My father's mother, Fanny Schapira, and her mother (Rose Ziemand Schapira), along with two of Fanny's five siblings, Josef and Anna, left Zaliztsi for New York in 1911. We know this from the manifest of the ship, the Kronprinz Wilhelm. (This German ship was converted to military use for World War I, captured by the US in 1915, and later renamed the USS Von Steuben.)
Rose's husband, Shevach (Samuel) Schapira, must have come at a different time, with their three other children, but we don't know when.
Samuel had a brother who also came. We knew him only as "Uncle."
We learned from the ship's manifest that the family came from Zaliztsi. In its last column, place of birth, the manifest says Zaloscy.

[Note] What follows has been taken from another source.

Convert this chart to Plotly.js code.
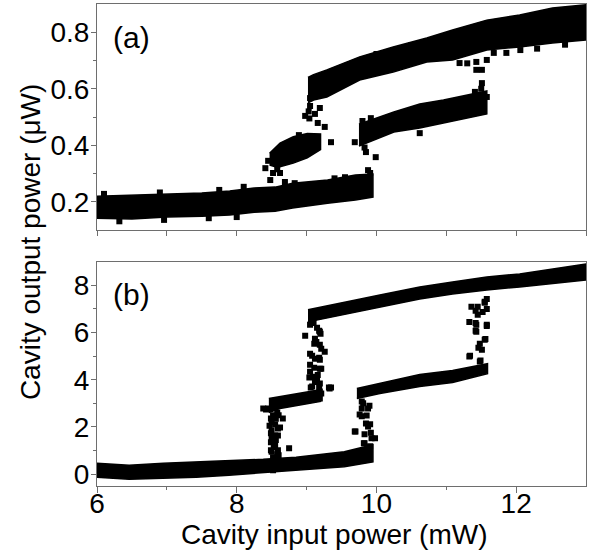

Fanny Schapira married Henry Lippman in the US. She told us she was "Austrian," by which she of course meant she came from the Austro-Hungarian Empire. She said she was from Lvov. In June 2017, my wife and I went to Galicia and hoped to visit her home town, which by then we had learned was not Lviv but "nearby." It turns out to be 120 km away, and not easily reachable without a car. One has to take a bus to Ternopil and change to another bus there. We didn't have extra time, nor any contacts in Zaliztsi. We don't know the names of any ancestors of Samuel and Rose, so we really had nothing to go on. Someday I'll try to do more research on that branch of the family.
Here's some information on the meaning of the town's name, from an ethnographer we consulted:
> I saw big swamps on the maps I looked at. There is mention somewhere of the River Seret, which flows thru Zalozce, turning into a "large pond" near the town. So the town may be Za-lozha / Za-luzha, i.e. beyond the water.
Meanwhile, anyway, we loved Lviv, Kamyanets-Podilsky, Uman, and Kiev, our other stops in Ukraine.
And by the way, there is another Zaliztsi in Ukraine, in the Volyn region, 226 km to the northwest.